En ce mois de novembre traditionnellement voué à l’attribution des prix littéraires, je prends volontiers le contrepied en mettant à l’honneur une petite maison d’édition et un livre qui ne fera pas la une des journaux. J’avais déjà, dans une chronique datant du 4 juillet dernier, évoqué un coup de cœur similaire. J’ai acheté La maison de la fontaine[1], par attrait pour les maisons. La narratrice, âgée, ouvre ce récit autobiographique sur un souvenir intime : les retrouvailles avec la maison familiale, modeste habitation d’un village du Périgord, décatie et presque à l’abandon. Elle est venue la présenter à celui qu’elle ne nomme pas mais qu’elle évoque au cours du livre avec la pudeur délicate de la femme qui a partagé la vie d’un homme qui n’est plus. Le couple, qu’on suppose jeune alors, a redonné vie, année après année, à cette petite maison, soucieux d’abord de lui rendre son modeste éclat, ses caractéristiques paysannes comme son cantou, avant de la modeler à leur goût. Maison passeuse de générations et d’histoires, maison de terroir, elle s’autorise enfin à être autre pour que la lumière et les livres entrent, même si « Autour de la maison flotte le parfum des mots de l’enfance. Le mot enclos est de ceux-là, qui porte en lui quelque chose d’antique et de matriciel. Image peut-être de l’hortus médiéval où croissent les simples ou du jardin mystique où s’abrite la virginité bleue de Marie. »[2] Le passé ne s’en va pas vraiment ; la maison reste incarnée dans une famille et un territoire. Photographies et toponymes sont là pour rappeler à la narratrice son ancrage en ces lieux. Elle évoque le poids de cette contrée dans sa densité tellurique et historique, en une réflexion qui me rappelle les écrits de Pierre Bergounioux. « Des noms comme des litanies du quotidien qui font se lever les lieux – que l’on appelle si joliment des lieux-dits –, une incantation propitiatoire pour déjouer l’âpreté du réel, de même qu’un patronyme gravé sur une tombe déjoue l’obscénité du cadavre enseveli. »[3] Horizon replié, hivers âpres, terre de préhistoire, de quoi nourrir une enfance rêveuse, réenchantée des années plus tard par la plume sublime de Laure Catusse, devenue femme et écrivain.

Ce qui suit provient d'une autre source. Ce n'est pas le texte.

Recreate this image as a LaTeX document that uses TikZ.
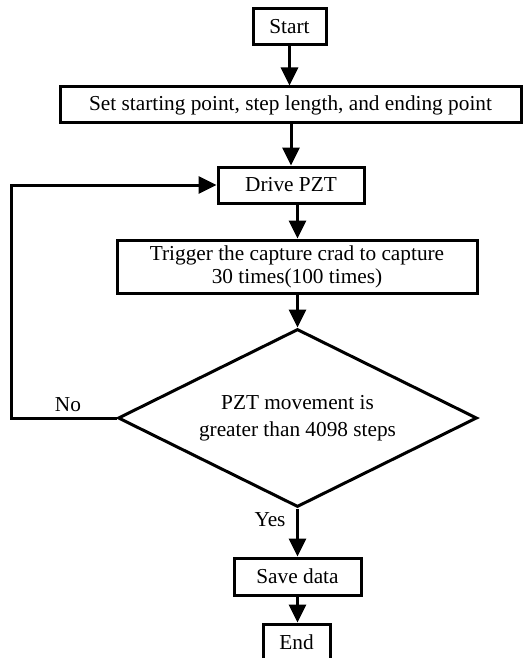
\documentclass[tikz,border=0pt]{standalone}
\usepackage{fontspec}
\setmainfont{Liberation Serif}
\usetikzlibrary{shapes.geometric,arrows.meta,calc}
\begin{document}
\begin{tikzpicture}[x=1pt,y=-1pt,
  font=\fontsize{21.3}{23}\selectfont,
  box/.style={draw,line width=3pt,inner sep=0pt,align=center},
  arr/.style={line width=3pt,-{Triangle[length=18pt,width=17pt]}},
  lbl/.style={inner sep=0pt}]
\useasboundingbox (0,0) rectangle (523,658);
\clip (0,0) rectangle (523,658);
% process boxes
\node[box,minimum width=73pt,minimum height=36pt] (start) at (289.5,27) {Start};
\node[box,minimum width=461pt,minimum height=36pt] (set) at (290.5,105) {Set starting point, step length, and ending point};
\node[box,minimum width=146pt,minimum height=36pt] (drive) at (291,185) {Drive PZT};
\node[box,minimum width=360pt,minimum height=53pt] (trig) at (297,266.5) {Trigger the capture crad to capture\\30 times(100 times)};
% decision
\node[draw,line width=3pt,diamond,shape aspect=2,inner sep=0pt,
      minimum width=359pt,minimum height=178pt,align=center] (dia) at (297.5,418)
      {PZT movement is\\[4pt]greater than 4098 steps};
\node[box,minimum width=127pt,minimum height=37pt] (save) at (297.5,576.5) {Save data};
\node[box,minimum width=67pt,minimum height=36pt] (end) at (296.5,642) {End};
% connectors
\draw[arr] (start.south) -- (start.south |- set.north);
\draw[arr] (drive |- set.south) -- (drive.north);
\draw[arr] (dia |- drive.south) -- (dia |- trig.north);
\draw[arr] (dia |- trig.south) -- (dia.north);
\draw[arr] (dia.south) -- (dia |- save.north);
\draw[arr] (save.south) -- (save.south |- end.north);
% loop back when the limit is not reached
\draw[arr] (dia.west) -- ++(-105,0) |- (drive.west);
% branch labels
\node[lbl] (no) at (68,405) {No};
\node[lbl] (yes) at (270,520) {Yes};
\end{tikzpicture}
\end{document}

Le récit, hommage aux ancêtres de l’auteur, se poursuit dans une facture narrative classique, l’évocation des aïeux à travers la grande Histoire et l’intime par le truchement de photographies décrites. Cet album tourné pour nous, lecteurs, aurait pu lasser ; on ne rejoint pas forcément ces inconnus et ces anecdotes qui font l’arrière-pays intime d’autrui. Mais le récit de Laure Catusse offre de délicieuses réflexions sur les pouvoirs de la photographie : « Je peine à imaginer Madeleine dans le quotidien des travaux de la ferme. Ils ne sont pas dignes d’entrer dans la mythologie familiale. Les photographies n’en disent rien non plus, on ne photographie pas l’ordinaire des jours et l’évidence des tâches matérielles. […] le cliché ne dit rien de la vie à la campagne en été, il a seulement capturé, comme par effraction, le tremblement de choses dans le temps[4]. »

 

 



[1] Laure CATUSSE, La maison de la fontaine, Editions Unicité (2022)

[2] Page 10.

[3] Pages 84 - 85

[4] Laure Catusse cite ici l’écrivain Jean-Christophe Bailly à qui elle fait allusion dans la même page.